All types of shortened words and phrases are technically abbreviations, but we generally use this term to denote shortened words—for example, Dr. in place of Doctor, pars. in place of paragraphs, Found. in place of Foundation, lbs. in place of pounds, AK in place of Alaska.


Acronyms are formed from the initial letters of phrases or compound terms. For example, the word radar comes from radio detecting and ranging. Some acronyms, such as radar and scuba (self-contained underwater breathing apparatus) become words in their own right and hence are uncapitalized and unpunctuated. Other acronyms, such as NATO, AIDS, and NAFTA, are capitalized because the original words are capitalized (e.g., North Atlantic Treaty Organization).

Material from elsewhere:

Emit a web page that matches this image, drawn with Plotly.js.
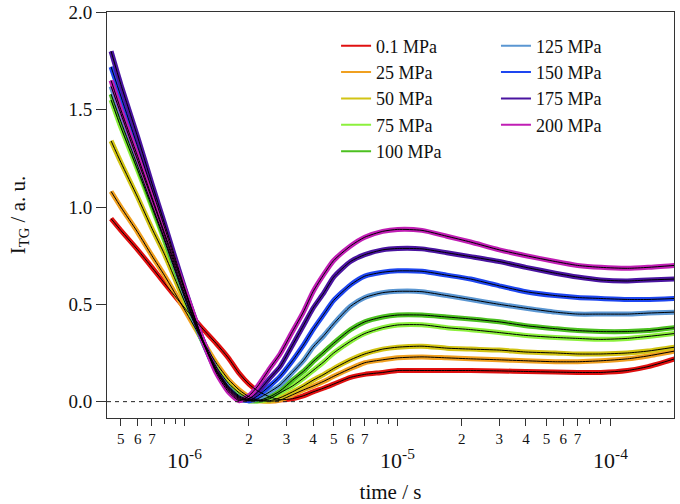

In 21st-century English, they are usually unpunctuated (though some publications resist this trend).


Although acronyms are technically initialisms, we usually use this term to describe initial-letter abbreviations that are pronounced as letters rather than words—for example, CEO, AKA, FBI, r.p.m., and USA. The trend with initialisms is away from using periods, although many publications use periods when the original words are uncapitalized (e.g., r.p.m. from rotations per minute, and e.g. from the Latin loan phrase exempli gratia).


Contractions are formed by omitting one or more letters from a word or phrase and replacing the omitted letters with an apostrophe—for example, can’t for cannot, they’re for they are.